You can grow soursop trees in containers, but it’s important to choose a large enough container and provide proper care to ensure the tree’s health and productivity.


Soursop trees prefer well-draining, fertile soil with a slightly acidic to neutral pH, add a bag of acid compost to your soil or container. Sandy loam or loamy soils are ideal. Ensure good drainage to prevent waterlogging, which can lead to root rot. 

Select a large container with a diameter of at least 50 cm and a depth of at least 60 cm. Ensure the container has drainage holes at the bottom to prevent waterlogging.


These trees require regular watering, especially during dry periods. However, they are sensitive to waterlogged conditions, so be careful not to overwater. Allow the soil to dry out slightly between waterings, but do not let it become completely dry.


Fertilise with a good fruit fertiliser or use one teaspoon every 4-5 months of our berry and fruit slow release fertiliser. 


Prune the soursop tree to maintain its size and shape. Remove dead, diseased, or crowded branches to improve airflow and encourage healthy growth.
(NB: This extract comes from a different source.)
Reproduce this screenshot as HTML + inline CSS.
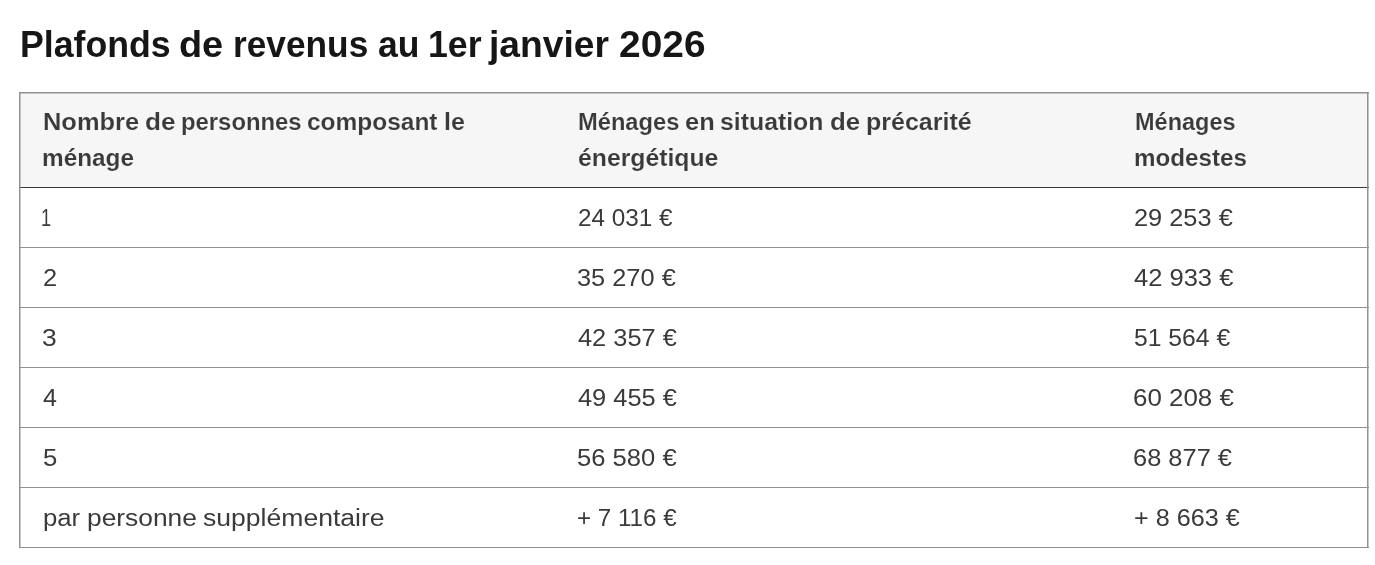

Provide support for the tree if necessary, especially when it starts to produce fruit. You can use stakes or a trellis to support the branches and prevent them from bending or breaking under the weight of the fruit.

Pests and Diseases:

Soursop trees are susceptible to various pests and diseases, including fruit flies, aphids, scales, and fungal diseases like anthracnose and powdery mildew. We recommend using Effective microorganismsEM Control


Soursop fruit typically takes 3 to 4 months to mature after flowering. Harvest the fruit when it is still slightly firm but yields to gentle pressure. Avoid letting the fruit become too soft, as it will quickly spoil.